[START]
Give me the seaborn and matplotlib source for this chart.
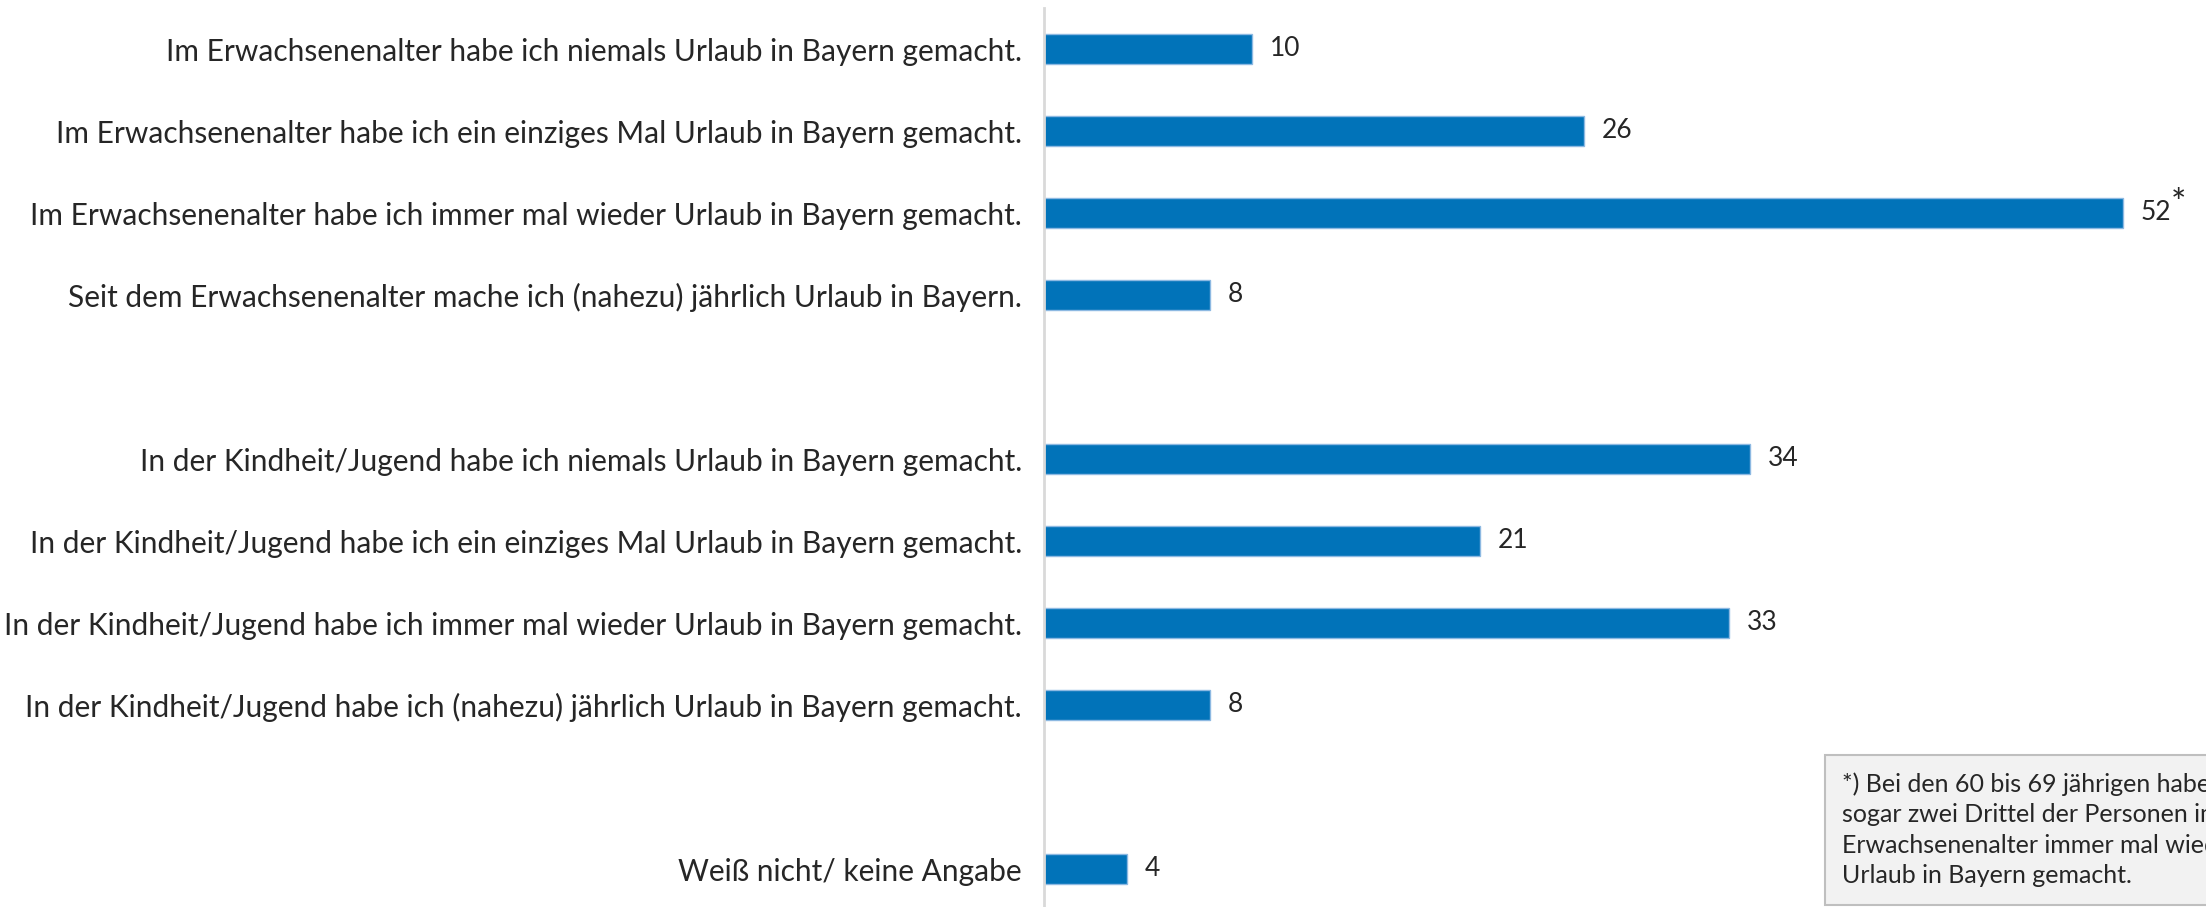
import matplotlib
matplotlib.use("Agg")
import matplotlib.pyplot as plt
import seaborn as sns
import pandas as pd
import numpy as np

# slot order top -> bottom, blanks are empty spacer rows
slots = [
    "Im Erwachsenenalter habe ich niemals Urlaub in Bayern gemacht.",
    "Im Erwachsenenalter habe ich ein einziges Mal Urlaub in Bayern gemacht.",
    "Im Erwachsenenalter habe ich immer mal wieder Urlaub in Bayern gemacht.",
    "Seit dem Erwachsenenalter mache ich (nahezu) jährlich Urlaub in Bayern.",
    " ",
    "In der Kindheit/Jugend habe ich niemals Urlaub in Bayern gemacht.",
    "In der Kindheit/Jugend habe ich ein einziges Mal Urlaub in Bayern gemacht.",
    "In der Kindheit/Jugend habe ich immer mal wieder Urlaub in Bayern gemacht.",
    "In der Kindheit/Jugend habe ich (nahezu) jährlich Urlaub in Bayern gemacht.",
    "  ",
    "Weiß nicht/ keine Angabe",
]
categories = [s for s in slots if s.strip()]
values = [10, 26, 52, 8, 34, 21, 33, 8, 4]
value_labels = ["10", "26", "52", "8", "34", "21", "33", "8", "4"]
starred = ["Im Erwachsenenalter habe ich immer mal wieder Urlaub in Bayern gemacht."]
note = ("*) Bei den 60 bis 69 jährigen haben\n"
        "sogar zwei Drittel der Personen im\n"
        "Erwachsenenalter immer mal wieder\n"
        "Urlaub in Bayern gemacht.")

df = pd.DataFrame({"kategorie": categories, "anteil": values})

sns.set_style("white")
plt.rcParams["font.family"] = ["Lato", "DejaVu Sans"]

fig = plt.figure(figsize=(22.06, 9.07), dpi=100)
ax = fig.add_axes([1044 / 2206, -3 / 907, 1 - 1044 / 2206, 902 / 907])

sns.barplot(data=df, y="kategorie", x="anteil", order=slots, orient="h",
            color="#0173B9", edgecolor="#8DB9E2", linewidth=1, width=0.37,
            saturation=1, ax=ax)

ax.set_xlim(0, 56)
ax.set_ylim(len(slots) - 0.5, -0.5)
ax.set_xlabel("")
ax.set_ylabel("")
ax.set_xticks([])

for sp in ["top", "right", "bottom"]:
    ax.spines[sp].set_visible(False)
ax.spines["left"].set_color("#D9D9D9")
ax.spines["left"].set_linewidth(2)

ax.set_yticks(range(len(slots)))
ax.set_yticklabels(slots, fontsize=21.5)
ax.tick_params(axis="y", which="major", length=0, pad=16)
ax.set_yticks(np.arange(-0.5, len(slots), 1), minor=True)
ax.tick_params(axis="y", which="minor", length=7.5, width=2, color="#D9D9D9",
               direction="out")

for cat, val, lab in zip(categories, values, value_labels):
    y = slots.index(cat)
    ax.annotate(lab, (val, y), xytext=(13, 0), textcoords="offset points",
                va="center", ha="left", fontsize=19)
    if cat in starred:
        ax.annotate("*", (val, y), xytext=(13 + 10.8 * len(lab), 6),
                    textcoords="offset points", va="center", ha="left",
                    fontsize=26)

fig.text(1842 / 2206, 1 - 772 / 907, note, fontsize=18, va="top", ha="left",
         linespacing=1.4,
         bbox=dict(boxstyle="square,pad=0.7", facecolor="#F2F2F2",
                   edgecolor="#BFBFBF", linewidth=1.5))

fig.savefig("out.png", dpi=100)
[END]
Your answer should be one number: how many lines of the listing include the word "seaborn".

▶ **Output of the task**
2